Preface: I appreciate the sentiment, fuck Microsoft.
- Projects typically aren’t “hosted” on code repositories like GitHub.
- Because the underlying version control technology, git, is meant to be distributed - it’s super weird to draw that line in the sand. It’s like saying “show me TXT files written with SublimeText, I hate Notepad++!”
- I get that you might want to, like, judge a developer for using github? But, like… features are features. Build minutes are build minutes. If you fork a repo and use GitLab to manage it, does that make the project better?
- If it’s distributed through github, and there’s no push to move elsewhere by users and contributors, then it’s effectively hosted on/through github
- The analogy breaks down for collaborative projects, which is where the issues with github arise
- If their problem is with the project’s distribution method, presumably the answer is yes
If you want to contribute to a project developed on GitHub, you need to have a GitHub account. So it does matter.
Actually, you can send the diff patches by email/ pastebin/ gitlab/ etc. It’s up to the main developer to take your contribution seriously, given the level of annoyance you might be presenting. Same happens in the other direction, you can host your code on sourcehut, but many junior devs could be repelled by the old school ux.
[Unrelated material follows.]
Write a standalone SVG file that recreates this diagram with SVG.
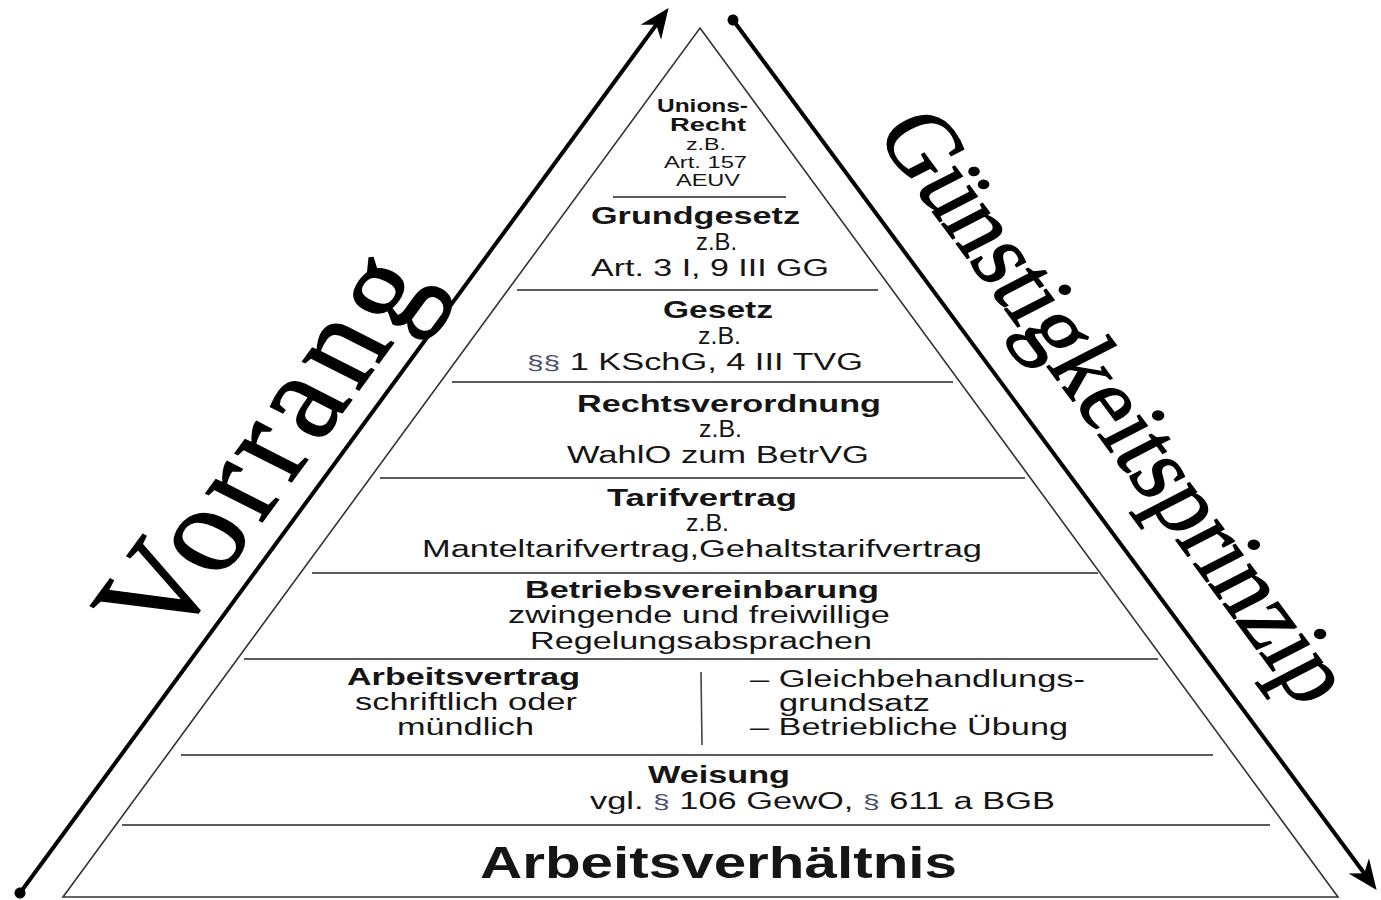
<svg xmlns="http://www.w3.org/2000/svg" width="1381" height="900" viewBox="0 0 1381 900">
<style>
.t{font-family:"Liberation Sans",Arial,sans-serif;font-size:23px;fill:#151515}
.b{font-weight:bold}
.s{font-size:16px}
.u{font-size:19px}
.p{fill:#44506a;font-size:20px}
.big{font-family:"Liberation Serif","Times New Roman",serif;fill:#000;stroke:#000;stroke-width:1.2}
.sep{stroke:#5a5a5a;stroke-width:2}
.arr{stroke:#000;stroke-width:4;fill:none}
</style>
<defs>
<marker id="head" markerUnits="userSpaceOnUse" markerWidth="40" markerHeight="30" viewBox="-14 -13 30 26" refX="0" refY="0" orient="auto" overflow="visible">
<path d="M14,0 L-12,-11 L-4,0 L-12,11 Z" fill="#000"/>
</marker>
<marker id="dot" markerUnits="userSpaceOnUse" markerWidth="14" markerHeight="14" viewBox="-7 -7 14 14" refX="0" refY="0" orient="auto">
<circle r="5.5" fill="#000"/>
</marker>
</defs>
<rect width="1381" height="900" fill="#fff"/>

<g id="connectors">
<path class="arr" d="M20,893 L659,21" marker-start="url(#dot)" marker-end="url(#head)"/>
<path class="arr" d="M733,20 L1367,877" marker-start="url(#dot)" marker-end="url(#head)"/>
</g>

<g id="pyramid">
<path d="M700,28 L1338,897 L63,897 Z" fill="none" stroke="#333" stroke-width="1.6"/>
<line class="sep" x1="613" y1="197" x2="786" y2="197"/>
<line class="sep" x1="517" y1="290" x2="878" y2="290"/>
<line class="sep" x1="452" y1="382" x2="953" y2="382"/>
<line class="sep" x1="380" y1="478" x2="1025" y2="478"/>
<line class="sep" x1="312" y1="573" x2="1098" y2="573"/>
<line class="sep" x1="244" y1="659" x2="1158" y2="659"/>
<line class="sep" x1="181" y1="755" x2="1213" y2="755"/>
<line class="sep" x1="122" y1="825" x2="1270" y2="825" stroke="#8a8a8a"/>
</g>

<g id="unionsrecht">
<text class="t b u" x="657" y="112" textLength="91" lengthAdjust="spacingAndGlyphs">Unions-</text>
<text class="t b u" x="670" y="131" textLength="76" lengthAdjust="spacingAndGlyphs">Recht</text>
<text class="t s" x="686" y="150" textLength="40" lengthAdjust="spacingAndGlyphs">z.B.</text>
<text class="t s" x="664" y="168" textLength="83" lengthAdjust="spacingAndGlyphs">Art. 157</text>
<text class="t s" x="676" y="186" textLength="64" lengthAdjust="spacingAndGlyphs">AEUV</text>
</g>

<g id="grundgesetz">
<text class="t b" x="591" y="224" textLength="209" lengthAdjust="spacingAndGlyphs">Grundgesetz</text>
<text class="t" x="696" y="250" textLength="41" lengthAdjust="spacingAndGlyphs">z.B.</text>
<text class="t" x="591" y="276" textLength="238" lengthAdjust="spacingAndGlyphs">Art. 3 I, 9 III GG</text>
</g>

<g id="gesetz">
<text class="t b" x="663" y="318" textLength="110" lengthAdjust="spacingAndGlyphs">Gesetz</text>
<text class="t" x="698" y="344" textLength="43" lengthAdjust="spacingAndGlyphs">z.B.</text>
<text class="t" x="527" y="370" textLength="336" lengthAdjust="spacingAndGlyphs"><tspan class="p">§§</tspan> 1 KSchG, 4 III TVG</text>
</g>

<g id="rechtsverordnung">
<text class="t b" x="577" y="412" textLength="304" lengthAdjust="spacingAndGlyphs">Rechtsverordnung</text>
<text class="t" x="699" y="437" textLength="43" lengthAdjust="spacingAndGlyphs">z.B.</text>
<text class="t" x="567" y="463" textLength="302" lengthAdjust="spacingAndGlyphs">WahlO zum BetrVG</text>
</g>

<g id="tarifvertrag">
<text class="t b" x="607" y="506" textLength="190" lengthAdjust="spacingAndGlyphs">Tarifvertrag</text>
<text class="t" x="686" y="531" textLength="43" lengthAdjust="spacingAndGlyphs">z.B.</text>
<text class="t" x="422" y="557" textLength="560" lengthAdjust="spacingAndGlyphs">Manteltarifvertrag,Gehaltstarifvertrag</text>
</g>

<g id="betriebsvereinbarung">
<text class="t b" x="525" y="598" textLength="354" lengthAdjust="spacingAndGlyphs">Betriebsvereinbarung</text>
<text class="t" x="508" y="623" textLength="382" lengthAdjust="spacingAndGlyphs">zwingende und freiwillige</text>
<text class="t" x="530" y="649" textLength="342" lengthAdjust="spacingAndGlyphs">Regelungsabsprachen</text>
</g>

<g id="arbeitsvertrag">
<text class="t b" x="347" y="685" textLength="233" lengthAdjust="spacingAndGlyphs">Arbeitsvertrag</text>
<text class="t" x="355" y="710" textLength="222" lengthAdjust="spacingAndGlyphs">schriftlich oder</text>
<text class="t" x="397" y="735" textLength="137" lengthAdjust="spacingAndGlyphs">mündlich</text>
<line x1="701" y1="672" x2="702" y2="745" stroke="#444" stroke-width="1.6"/>
<text class="t" x="750" y="687" textLength="335" lengthAdjust="spacingAndGlyphs">– Gleichbehandlungs-</text>
<text class="t" x="779" y="711" textLength="151" lengthAdjust="spacingAndGlyphs">grundsatz</text>
<text class="t" x="750" y="735" textLength="318" lengthAdjust="spacingAndGlyphs">– Betriebliche Übung</text>
</g>

<g id="weisung">
<text class="t b" x="648" y="783" textLength="142" lengthAdjust="spacingAndGlyphs">Weisung</text>
<text class="t" x="590" y="809" textLength="465" lengthAdjust="spacingAndGlyphs">vgl. <tspan class="p">§</tspan> 106 GewO, <tspan class="p">§</tspan> 611 a BGB</text>
</g>

<g id="arbeitsverhaeltnis">
<text class="t b" x="480" y="878" style="font-size:45px" textLength="477" lengthAdjust="spacingAndGlyphs">Arbeitsverhältnis</text>
</g>

<g id="vorrang">
<text class="big" transform="translate(170,648) scale(1.2,1) rotate(-58.6)" style="font-size:120px;letter-spacing:7px">Vorrang</text>
</g>

<g id="guenstigkeitsprinzip">
<text class="big" transform="translate(874,133) scale(1.2,1) rotate(58.3)" style="font-size:87px;letter-spacing:-0.5px">Günstigkeitsprinzip</text>
</g>
</svg>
I dont get how that works, you mail those lines with all those
+line +something -something
And they can like transform that into git and have it work as an actual patch?
Yes, it’s called a diff and git was designed with exactly this workflow in mind because it’s how the Linux kernel has been developed for decades. GitHub is just a new fangled way to social network-ize the git workflow.
This website explains the process: https://git-send-email.io/
Thanks for being the last required part to push me to using sourcehut. I am already loving it.